Museum of the Moving Image: The Tyrell Building from Blade Runner and a puppet from The Exorcist, by muckster, on Flickr
Museum of the Moving Image: The Tyrell Building from Blade Runner and a puppet from The Exorcist, by muckster, on Flickr

The storage question is proving to be much thornier. Here at Moving Image, we just wrapped up a multi-year, multi-million dollar renovation and expansion project, which included a brand-new collections storage facility with state-of-the-art temperature and humidity controls.

Our paper materials will be happy there; unfortunately, our video games could not care less. Agreeing to take care of digital objects in perpetuity means shifting our attention from materials that we have the ability to stabilize to materials for which there is no stable state that lasts longer than a few years.

Our work on the software development project has shown us that museums are becoming more amenable to giving over the job of storing and maintaining digital data to outside vendors with hosted solutions. While that is certainly one option for digital stewardship, the model I would most like to see is one of collaboration, between museums and libraries, academic institutions and other organizations that have developed more mature strategies for digital preservation and access.

Museums, libraries, archives and other related cultural organizations are adept at describing how they are unique and different from one another, essentially taking the silo approach. If instead, we can focus on the ways in which we are alike, we can bring together institutions grappling with similar issues and develop a model for sharing knowledge, resources and experiences in order to create solutions to our common problems.

Comments (6)

  1. I’ve seen a lot of discussion about Digital Collections and archiving and I always get the same feeling –

    What’s the big deal?

    I look at it with the knowledge that once it’s gone digital, it’s much easier to work with, and if it were born digital, it’s easier still. Yes, you’ve got to change the storage medium and perhaps come up with some funky formatting, but that’s no different than suddenly discovering that the boxes you packed everything in were slowly destroying the artifacts held inside. Yes, it’s a Sisyphusian task, but I really don’t believe it’s as difficult as many make it seem. Expensive? Yes, but not that difficult.

    There is also an advantage in having to upgrade/update/upend your digital collection to new mediums every few years. It provides another form of storage, increasing the likelihood of that piece having long-term survival. Redundancy is the best form of preservation, and having different formats, which may become more difficult to read, but I doubt CDs drives will be impossible to get even 50 years in the future.

    Maybe I’ve been working at a COmputer Museum too long, though…

    • A big issue that separates caring for digital versus analog collections, to my mind, is that we have had many decades of experience working with the former and much less time with the latter.
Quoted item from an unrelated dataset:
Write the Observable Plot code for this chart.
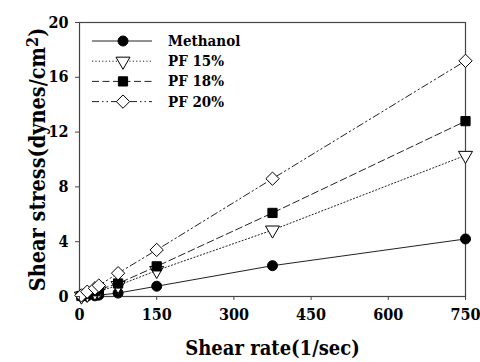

Analog–paper and other tangible media–is also fairly stable, both in its durability and in our ability to interpret it without using machine intermediaries. Setting up a management infrastructure for digital collections is eminently doable–but most have to work with comparatively limited curatorial experience and to worry about migrating data into an uncertain technological future.

  2. While it is certainly true that archivists and conservators have had much less experience and time dealing with digital assets, one cannot ignore that entire professions (namely Information Technology / Information Systems, etc) have been tasked with persisting data for decades at this point. It’s the involvement of capable technologists that will help finally usher museums into the digital age.

    I do not share, however, the same optimistic view of outsourcing digital storage and related pursuits. If you’re institution does not have it in-house, the assets don’t really exist! (That’s the policy at George Eastman House) and if your institution is not making digital preservation a core competency in the same way we’ve made the web a core competency over the last few decades, you’re doing yourself a disservice.

    That’s not to say you can’t mitigate the cost of backups by diversifying your storage across *some* third-parties, provided you’re regularly auditing your ability to restore from third-party storage.

    Great post!

    Ryan Donahue
    Manager of Information Systems
    George Eastman House

  3. A tangential question for Megan, if she’s reading. Your museum is my son’s favorite museum ever (he wants to move to Queens just to be nearer), and his favorite section of the museum is the vintage video game section. Since you mentioned the video games in your post, is your long-term preservation goal for these games to actually preserve the games and the systems in working condition or are you looking more at preserving the game software in some way so they can be played on some other way – maybe with a game system simulator?

  4. Susan,

    Thanks for the great question – and the compliment! Museum of the Moving Image is currently working on revisions to both our collecting policy for born-digital materials and our long-term preservation strategies for video games (console, arcade, computer- and web-based).

    Because playing the game in its original medium is such an integral part of the experience, our primary goal is to maintain our original media as long as possible. Of course, this is easier with early machines, such as the Death Race arcade game, which are often more mechanical than digital.

    We are also preparing for the day when we just can’t get the PlayStation III or Atari 2600 cartridges to work. To mitigate that eventual loss, we are turning to emulations and simulations that will recreate as faithfully as possible the original experience. Selecting which games and platforms will receive this level of care is a joint project between the collections and curatorial staff at the museum.

  5. Megan,

    Thanks so much for your answer. It sounds like you have a good approach to a very difficult issue.

    I asked because, as you noted, playing the game on the original media is what my kids (ages 9 & 13) find so wonderful, but to me it seems an impossible task to keep these up. We’re glad to know that you are thinking about both ends – the games and their platforms.